Technically, this pertains to the questions whether any test items show differential item functioning (DIF). This talk presents an overview of a flexible toolbox of methods for detecting DIF in an Item Response Theory
(IRT) framework by means of recursive partitioning. The proposed method tests the stability of the item parameters with regard to person covariates of any type (such as age, gender or educational level). If an instability is detected, the method proposes subsamples for which the item parameters are stable. The method is freely available in R and can be easily applied to empirical data. Its application is presented for dichotomous and polytomous Rasch models, and current work in progress on generalizations to other IRT models, in particular the 2PL model and the Generalized Partial Credit Model, are discussed.

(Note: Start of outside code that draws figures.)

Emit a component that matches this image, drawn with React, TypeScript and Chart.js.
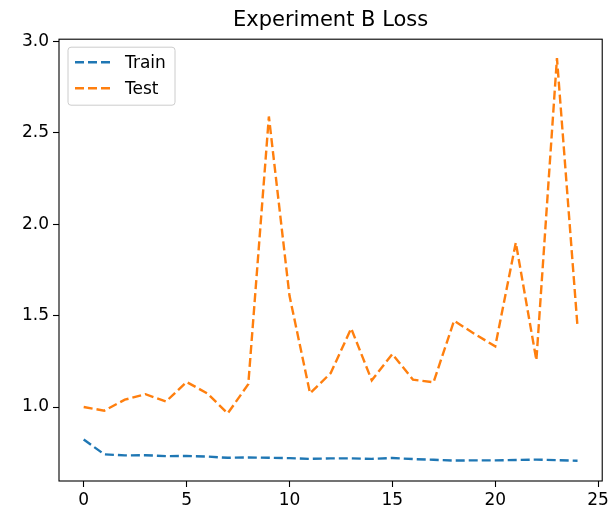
import React, { useEffect, useRef } from "react";
import { Chart, registerables } from "chart.js";

Chart.register(...registerables);

const titleText = "Experiment B Loss";
const epochs = [0, 1, 2, 3, 4, 5, 6, 7, 8, 9, 10, 11, 12, 13, 14, 15, 16, 17, 18, 19, 20, 21, 22, 23, 24];
const trainLoss = [0.822, 0.741, 0.735, 0.736, 0.731, 0.732, 0.729, 0.722, 0.724, 0.722, 0.72, 0.716, 0.719, 0.719, 0.716, 0.721, 0.715, 0.711, 0.707, 0.708, 0.708, 0.71, 0.712, 0.709, 0.706];
const testLoss = [1.0, 0.98, 1.04, 1.07, 1.03, 1.137, 1.075, 0.965, 1.125, 2.59, 1.61, 1.075, 1.185, 1.43, 1.146, 1.29, 1.15, 1.135, 1.472, 1.4, 1.332, 1.9, 1.256, 2.909, 1.438];
const seriesNames = ["Train", "Test"];
const seriesColors = ["#1f77b4", "#ff7f0e"];
const xTicks = [0, 5, 10, 15, 20, 25];
const yTicks = [1.0, 1.5, 2.0, 2.5, 3.0];

const FONT = "'DejaVu Sans', sans-serif";

export default function App() {
  const ref = useRef<HTMLCanvasElement>(null);

  useEffect(() => {
    document.body.style.margin = "0";
    const canvas = ref.current;
    if (!canvas) return;

    const framePlugin = {
      id: "frame",
      afterDraw(chart: any) {
        const { ctx, chartArea } = chart;
        const { left, top, right, bottom } = chartArea;
        ctx.save();
        ctx.strokeStyle = "#000";
        ctx.lineWidth = 1.1;
        ctx.strokeRect(left, top, right - left, bottom - top);
        ctx.restore();
      },
    };

    const legendPlugin = {
      id: "mplLegend",
      afterDraw(chart: any) {
        const { ctx, chartArea } = chart;
        const bx = chartArea.left + 9;
        const by = chartArea.top + 8;
        const bw = 107;
        const bh = 58;
        ctx.save();
        ctx.beginPath();
        (ctx as any).roundRect(bx, by, bw, bh, 3);
        ctx.fillStyle = "rgba(255,255,255,0.8)";
        ctx.fill();
        ctx.strokeStyle = "#cccccc";
        ctx.lineWidth = 1;
        ctx.stroke();
        chart.data.datasets.forEach((ds: any, i: number) => {
          const y = by + 15 + i * 26;
          ctx.beginPath();
          ctx.setLineDash([9, 4]);
          ctx.lineWidth = 2.4;
          ctx.strokeStyle = ds.borderColor;
          ctx.moveTo(bx + 7, y);
          ctx.lineTo(bx + 43, y);
          ctx.stroke();
          ctx.setLineDash([]);
          ctx.fillStyle = "#000";
          ctx.font = `17px ${FONT}`;
          ctx.textBaseline = "middle";
          ctx.textAlign = "left";
          ctx.fillText(ds.label, bx + 57, y + 1);
        });
        ctx.restore();
      },
    };

    const mk = (vals: number[]) => epochs.map((e, i) => ({ x: e, y: vals[i] }));

    const chart = new Chart(canvas, {
      type: "line",
      data: {
        datasets: [
          {
            label: seriesNames[0],
            data: mk(trainLoss),
            borderColor: seriesColors[0],
            backgroundColor: seriesColors[0],
            borderWidth: 2.4,
            borderDash: [9, 4],
            pointRadius: 0,
            tension: 0,
            fill: false,
          },
          {
            label: seriesNames[1],
            data: mk(testLoss),
            borderColor: seriesColors[1],
            backgroundColor: seriesColors[1],
            borderWidth: 2.4,
            borderDash: [9, 4],
            pointRadius: 0,
            tension: 0,
            fill: false,
          },
        ],
      },
      options: {
        animation: false,
        responsive: false,
        devicePixelRatio: 1,
        layout: { padding: { left: 0, right: 9, top: 0, bottom: 0 } },
        plugins: {
          legend: { display: false },
          tooltip: { enabled: false },
          title: {
            display: true,
            text: titleText,
            fullSize: false,
            color: "#000",
            font: { family: FONT, size: 21, weight: "normal", lineHeight: 1.2 },
            padding: { top: 8, bottom: 6 },
          },
        },
        scales: {
          x: {
            type: "linear",
            min: -1.2,
            max: 25.2,
            afterFit: (s: any) => {
              s.height = 31;
            },
            afterBuildTicks: (s: any) => {
              s.ticks = xTicks.map((v) => ({ value: v }));
            },
            ticks: {
              color: "#000",
              font: { family: FONT, size: 17 },
              padding: 3,
              maxRotation: 0,
              autoSkip: false,
              callback: (v: any) => String(v),
            },
            grid: {
              drawOnChartArea: false,
              drawTicks: true,
              tickLength: 6,
              tickColor: "#000",
              tickWidth: 1.1,
            },
            border: { display: false },
          },
          y: {
            type: "linear",
            min: 0.595,
            max: 3.013,
            afterFit: (s: any) => {
              s.width = 59;
            },
            afterBuildTicks: (s: any) => {
              s.ticks = yTicks.map((v) => ({ value: v }));
            },
            ticks: {
              color: "#000",
              font: { family: FONT, size: 17 },
              padding: 4,
              autoSkip: false,
              callback: (v: any) => Number(v).toFixed(1),
            },
            grid: {
              drawOnChartArea: false,
              drawTicks: true,
              tickLength: 6,
              tickColor: "#000",
              tickWidth: 1.1,
            },
            border: { display: false },
          },
        },
      },
      plugins: [framePlugin, legendPlugin],
    } as any);

    return () => chart.destroy();
  }, []);

  return (
    <div style={{ position: "absolute", left: 0, top: 0, width: 612, height: 512, background: "#fff" }}>
      <canvas ref={ref} width={612} height={512} style={{ width: 612, height: 512 }} />
    </div>
  );
}
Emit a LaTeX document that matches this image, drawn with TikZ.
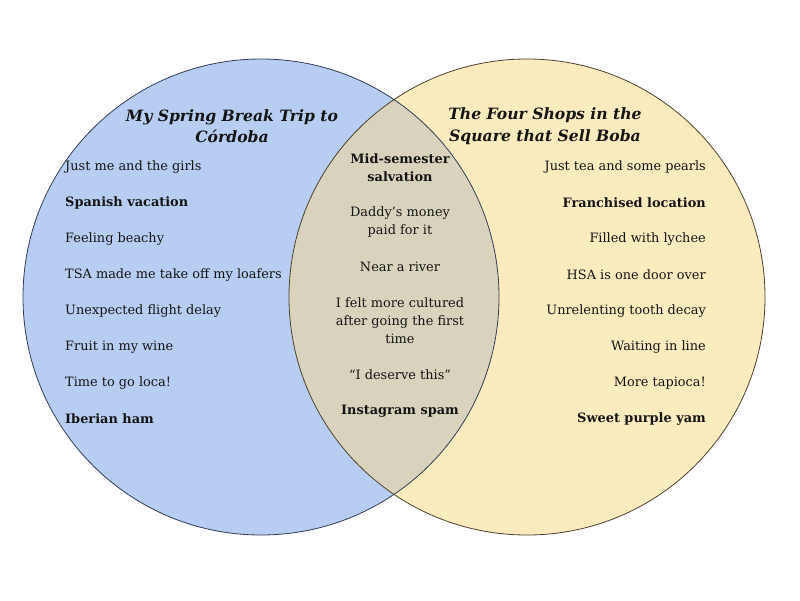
\documentclass[tikz,border=0pt]{standalone}
\usepackage{fontspec}
\setmainfont{DejaVu Serif}
\usetikzlibrary{positioning}
\definecolor{spring}{RGB}{183,206,242}
\definecolor{springline}{RGB}{50,60,85}
\definecolor{boba}{RGB}{253,235,192}
\definecolor{bobaline}{RGB}{75,65,45}
\definecolor{both}{RGB}{217,211,189}
\definecolor{ink}{RGB}{20,20,20}
\tikzset{
  set/.style={circle, minimum size=476pt, inner sep=0pt, line width=0.8pt},
  title/.style={font=\fontsize{15.6}{21.5}\selectfont\bfseries\itshape, align=center, text=ink},
  item/.style={font=\fontsize{12.9}{18}\selectfont, text=ink, inner sep=0pt},
  key/.style={item, font=\fontsize{12.9}{18}\selectfont\bfseries},
}

\begin{document}
\begin{tikzpicture}[x=1pt, y=-1pt]
  \useasboundingbox (0,0) rectangle (800,600);

  % the two sets
  \node[set, fill=spring] (spring) at (261,297) {};
  \node[set, fill=boba] (boba) at (527,297) {};
  \begin{scope}
    \clip (spring.center) circle[radius=238pt];
    \fill[both] (boba.center) circle[radius=238pt];
  \end{scope}
  \draw[springline, line width=0.8pt] (spring.center) circle[radius=238pt];
  \draw[bobaline, line width=0.8pt] (boba.center) circle[radius=238pt];

  \node[title] (springtitle) at (232,126) {My Spring Break Trip to\\C\'ordoba};
  \node[title] (bobatitle) at (545,126) {The Four Shops in the\\Square that Sell Boba};

  % left: the trip
  \node[item, anchor=west] (l1) at (65,167) {Just me and the girls};
  \node[key,  anchor=west] (l2) at (65,203) {Spanish vacation};
  \node[item, anchor=west] (l3) at (65,239) {Feeling beachy};
  \node[item, anchor=west] (l4) at (65,275) {TSA made me take off my loafers};
  \node[item, anchor=west] (l5) at (65,311) {Unexpected flight delay};
  \node[item, anchor=west] (l6) at (65,347) {Fruit in my wine};
  \node[item, anchor=west] (l7) at (65,383) {Time to go loca!};
  \node[key,  anchor=west] (l8) at (65,419) {Iberian ham};

  % right: the boba shops
  \node[item, anchor=east] (r1) at (706,167) {Just tea and some pearls};
  \node[key,  anchor=east] (r2) at (706,203) {Franchised location};
  \node[item, anchor=east] (r3) at (706,239) {Filled with lychee};
  \node[item, anchor=east] (r4) at (706,275) {HSA is one door over};
  \node[item, anchor=east] (r5) at (706,311) {Unrelenting tooth decay};
  \node[item, anchor=east] (r6) at (706,347) {Waiting in line};
  \node[item, anchor=east] (r7) at (706,383) {More tapioca!};
  \node[key,  anchor=east] (r8) at (706,419) {Sweet purple yam};

  % middle: both
  \node[key,  align=center] (c1) at (400,168) {Mid-semester\\salvation};
  \node[item, align=center] (c2) at (400,222) {Daddy’s money\\paid for it};
  \node[item, align=center] (c3) at (400,267) {Near a river};
  \node[item, align=center] (c4) at (400,321) {I felt more cultured\\after going the first\\time};
  \node[item, align=center] (c5) at (400,375) {“I deserve this”};
  \node[key,  align=center] (c6) at (400,411) {Instagram spam};
\end{tikzpicture}
\end{document}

Variable Selection with Regularized Structural Equation Models
Andreas M. Brandmaier | Max Planck Institute for Human Development & Max Planck UCL Centre for Computational Psychiatry and Ageing Research
Psychological research has seen a rapid increase in the amount of collected data. With large numbers of variables in a study, researchers often want to complement hypothesis-driven approaches with exploring which variables are most informative in explaining observed variability in the outcomes of interest. Typical questions asked are: “What is the set of most important variables for predicting the outcome of interest?î. Regularization offers a principled approach to research questions involving variable selection by optimizing predictive accuracy while favoring parsimonious models. Regularized Structural Equation Models (SEM) take this approach to the latent level by incorporating the strengths of regularization into the multivariate SEM framework by introducing a penalized likelihood function. This extension allows researchers to estimate sparse models and to implicitly solve large-scale variable selection in latent variable models.
How the Flat Prior is a Simple Bridge from Frequentist to Bayesian Methods
Timo von Oertzen
Abstract: Bayesian techniques are great tools not only because everyone thinks they are fancy, but because results are easier to understand than the double-negations of frequentist result. However, since we all learned those techniques and use them in a ritualized way, it’s difficult to replace them by Bayesian techniques. Especially the best choice of a pior is difficult. In this presentation, we’ll show that a flat prior can help to transfer oneself from a frequentist to a bayesian method-user without creating substantial new interpretation difficulties, and how this can be done with very classical frequentist techniques.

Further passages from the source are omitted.